Cope Rearrangements versus Retro Diels‐Alder Reactions

The two isomeric [4+2] cyclo‐adducts from two different 1,3‐dienes may result from direct cycloadditions as well as from Cope rearrangements (Scheme 1). This general question is tackled by employing two energetically different types of dienes, protonated pyrazolines ( 1 H + , 2 H + ) or dihydropyridazines ( 3 H + ), prepared in situ from their trimers and alicyclic ( 4–6 ) or aliphatic ( 7–9 ) 1,3‐dienes.

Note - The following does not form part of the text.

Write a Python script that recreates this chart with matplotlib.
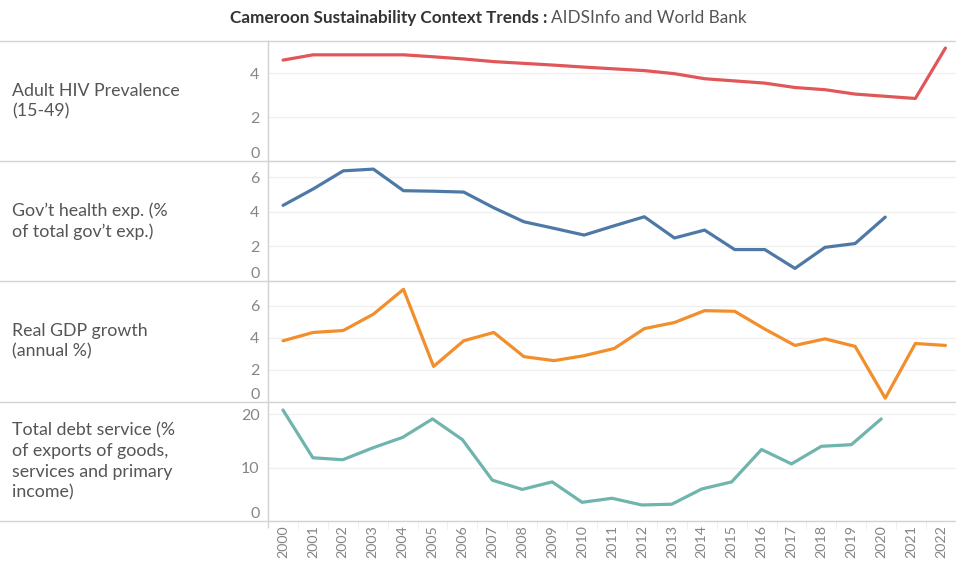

Depending on structural features and conditions (amount of acid, reaction time), various ratios of the two isomeric [4+2] cycloadducts A and B are obtained; A and B are azo compounds 10, 14, 16, 20, 22, 24, 27, 32, 34, 36–39, 41, 42 , pyrazolines endo ‐ 11 , endo ‐ 13 , endo ‐ 15 , endo‐endo ‐ 17 , endo ‐ 18 , endo ‐ 19, 21, 23, 25, 26, 28 , and hydropyridazines 31 , endo ‐ 33 , endo ‐ 35, 40 and 43 (Schemes 3, 4). These results were backed by others from acid‐catalyzed isomerizations, trapping experiments, and calculations of the equilibria (ΔΔ H ) between the isomers (by analogy with the corresponding olefins). A critical discussion reveals: a) Azo compounds 20, 22, 24, 27, 34, 38 , and 42 must result from a [4 + +2] cycloaddition with inverse electron demand, whereas hydropyridazines endo ‐ 33 , endo ‐ 35, 40 , and 43 originate from a [4+2 + ] cycloaddition with normal electron demand. b) All isomerizations occur by a [3,3] sigmatropic rearrangement; [4+2] cycloreversion is energetically disfavored. c) A clear‐cut distinction between the [4 + +2] or [4+2 + ] cycloaddition reaction routes to the energetically well‐balanced systems 10 → endo ‐ 11 and 12 → endo ‐ 13 is not possible. d) The two cycloadditions may well favor a nonconcerted reaction through an allylic cationic intermediate which also governs the [3,3] rearrangements (Scheme 8).